▶ **TASK REQUIREMENTS**:
Write the lines out again, from the top of the material to the line containing "from bokeh.resources import INLINE", pictures excluded.

--- start DATA EXTRACT ---

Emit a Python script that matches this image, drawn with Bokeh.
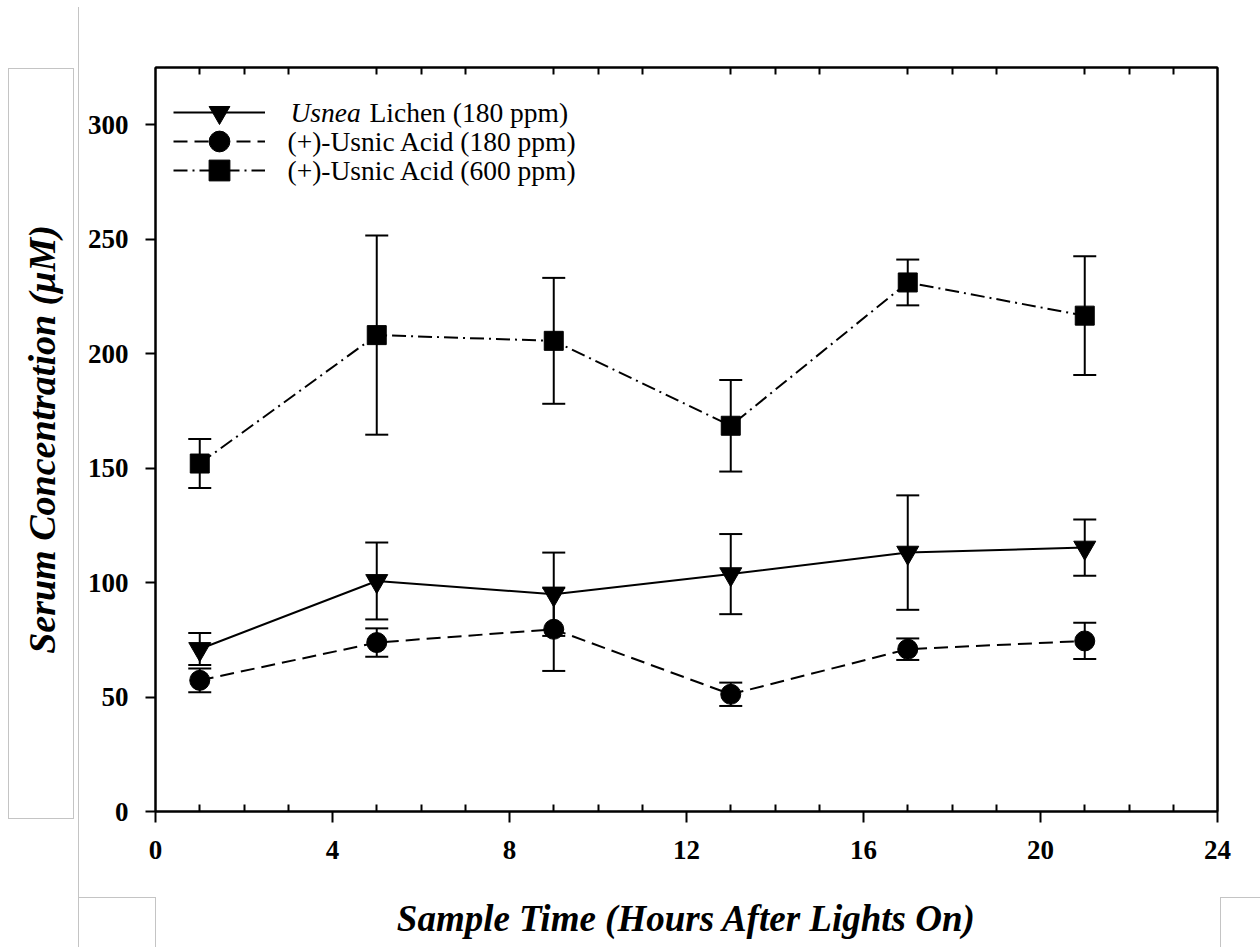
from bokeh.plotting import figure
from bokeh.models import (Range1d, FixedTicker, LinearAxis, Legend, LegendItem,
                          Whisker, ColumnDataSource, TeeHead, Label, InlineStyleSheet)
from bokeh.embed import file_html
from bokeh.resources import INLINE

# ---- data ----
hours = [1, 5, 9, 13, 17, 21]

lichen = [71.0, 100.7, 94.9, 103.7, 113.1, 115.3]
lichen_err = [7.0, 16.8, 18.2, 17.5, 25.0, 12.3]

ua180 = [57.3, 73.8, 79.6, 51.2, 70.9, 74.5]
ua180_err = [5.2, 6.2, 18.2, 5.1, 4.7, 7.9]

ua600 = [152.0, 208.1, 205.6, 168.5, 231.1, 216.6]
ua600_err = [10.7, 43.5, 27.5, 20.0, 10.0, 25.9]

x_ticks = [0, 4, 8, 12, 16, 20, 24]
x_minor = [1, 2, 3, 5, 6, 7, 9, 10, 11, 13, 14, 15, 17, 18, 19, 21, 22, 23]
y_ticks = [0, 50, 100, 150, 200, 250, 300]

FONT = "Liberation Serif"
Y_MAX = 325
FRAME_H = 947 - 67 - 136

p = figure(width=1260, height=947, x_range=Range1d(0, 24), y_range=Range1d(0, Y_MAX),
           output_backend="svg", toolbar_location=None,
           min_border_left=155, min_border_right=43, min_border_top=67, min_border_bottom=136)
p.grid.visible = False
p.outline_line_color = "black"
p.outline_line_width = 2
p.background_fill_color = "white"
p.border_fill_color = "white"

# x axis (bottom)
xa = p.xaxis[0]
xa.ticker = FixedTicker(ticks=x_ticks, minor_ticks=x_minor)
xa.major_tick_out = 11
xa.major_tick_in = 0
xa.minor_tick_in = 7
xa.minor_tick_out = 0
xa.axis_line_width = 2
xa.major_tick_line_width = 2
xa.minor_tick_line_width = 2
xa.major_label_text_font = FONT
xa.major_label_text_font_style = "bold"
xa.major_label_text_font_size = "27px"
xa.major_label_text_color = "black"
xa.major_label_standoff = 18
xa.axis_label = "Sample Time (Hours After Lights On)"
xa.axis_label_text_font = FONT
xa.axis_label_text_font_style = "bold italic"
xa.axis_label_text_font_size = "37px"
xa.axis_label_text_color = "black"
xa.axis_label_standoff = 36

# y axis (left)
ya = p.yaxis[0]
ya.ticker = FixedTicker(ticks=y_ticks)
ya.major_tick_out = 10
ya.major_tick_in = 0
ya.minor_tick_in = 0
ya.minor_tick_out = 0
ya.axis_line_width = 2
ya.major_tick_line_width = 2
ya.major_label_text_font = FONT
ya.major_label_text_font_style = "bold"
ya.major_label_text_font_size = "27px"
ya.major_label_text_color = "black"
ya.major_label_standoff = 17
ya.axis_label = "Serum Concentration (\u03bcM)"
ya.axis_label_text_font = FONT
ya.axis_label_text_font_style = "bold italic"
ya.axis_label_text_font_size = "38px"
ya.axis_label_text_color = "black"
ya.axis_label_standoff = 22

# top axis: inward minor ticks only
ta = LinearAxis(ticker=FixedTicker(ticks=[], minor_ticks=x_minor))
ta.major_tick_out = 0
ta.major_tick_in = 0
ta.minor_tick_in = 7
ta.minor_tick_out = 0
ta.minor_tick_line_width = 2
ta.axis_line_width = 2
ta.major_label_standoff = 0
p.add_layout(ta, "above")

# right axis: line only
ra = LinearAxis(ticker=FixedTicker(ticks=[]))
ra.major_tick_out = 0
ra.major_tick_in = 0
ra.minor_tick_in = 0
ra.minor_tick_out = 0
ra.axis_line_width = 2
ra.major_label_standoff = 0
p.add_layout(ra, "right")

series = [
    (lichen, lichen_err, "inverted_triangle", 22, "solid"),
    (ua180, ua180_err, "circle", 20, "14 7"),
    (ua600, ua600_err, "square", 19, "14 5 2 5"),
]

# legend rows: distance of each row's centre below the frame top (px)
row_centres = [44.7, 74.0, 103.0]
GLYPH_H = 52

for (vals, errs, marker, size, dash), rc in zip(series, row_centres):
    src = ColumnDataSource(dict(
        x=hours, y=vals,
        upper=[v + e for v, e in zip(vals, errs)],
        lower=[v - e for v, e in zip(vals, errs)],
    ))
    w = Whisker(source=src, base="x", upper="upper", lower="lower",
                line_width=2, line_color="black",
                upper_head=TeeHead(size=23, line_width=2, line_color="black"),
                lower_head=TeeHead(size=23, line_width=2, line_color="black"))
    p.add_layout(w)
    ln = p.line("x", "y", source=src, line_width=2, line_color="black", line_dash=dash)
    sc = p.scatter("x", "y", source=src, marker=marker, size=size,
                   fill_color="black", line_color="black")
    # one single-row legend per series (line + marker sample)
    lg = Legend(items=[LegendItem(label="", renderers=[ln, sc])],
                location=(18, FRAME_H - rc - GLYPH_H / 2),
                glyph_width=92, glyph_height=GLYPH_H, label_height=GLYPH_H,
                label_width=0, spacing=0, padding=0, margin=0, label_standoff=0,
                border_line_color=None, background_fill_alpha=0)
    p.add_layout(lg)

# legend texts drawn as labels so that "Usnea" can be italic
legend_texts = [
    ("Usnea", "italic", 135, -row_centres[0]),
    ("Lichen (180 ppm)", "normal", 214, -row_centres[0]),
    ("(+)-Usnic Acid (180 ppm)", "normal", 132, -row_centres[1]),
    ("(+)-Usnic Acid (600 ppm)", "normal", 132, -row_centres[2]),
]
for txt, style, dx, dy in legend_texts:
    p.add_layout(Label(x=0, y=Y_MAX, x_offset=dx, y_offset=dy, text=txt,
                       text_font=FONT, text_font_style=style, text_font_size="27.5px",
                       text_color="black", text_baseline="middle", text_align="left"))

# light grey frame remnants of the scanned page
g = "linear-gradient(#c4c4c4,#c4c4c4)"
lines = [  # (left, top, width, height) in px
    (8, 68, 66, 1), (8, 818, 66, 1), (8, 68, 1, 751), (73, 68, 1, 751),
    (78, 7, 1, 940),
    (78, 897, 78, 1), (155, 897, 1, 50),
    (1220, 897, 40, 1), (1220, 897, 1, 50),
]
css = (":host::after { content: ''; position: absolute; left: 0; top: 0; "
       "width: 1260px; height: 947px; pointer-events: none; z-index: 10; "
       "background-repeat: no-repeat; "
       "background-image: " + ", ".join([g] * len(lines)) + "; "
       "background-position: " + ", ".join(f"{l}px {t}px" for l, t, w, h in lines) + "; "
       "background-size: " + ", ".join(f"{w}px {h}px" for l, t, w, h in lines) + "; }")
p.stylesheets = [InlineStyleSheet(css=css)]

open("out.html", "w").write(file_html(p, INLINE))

--- end DATA EXTRACT ---

▶ **FINAL RESULT**:
Emit a Python script that matches this image, drawn with Bokeh.
from bokeh.plotting import figure
from bokeh.models import (Range1d, FixedTicker, LinearAxis, Legend, LegendItem,
                          Whisker, ColumnDataSource, TeeHead, Label, InlineStyleSheet)
from bokeh.embed import file_html
from bokeh.resources import INLINE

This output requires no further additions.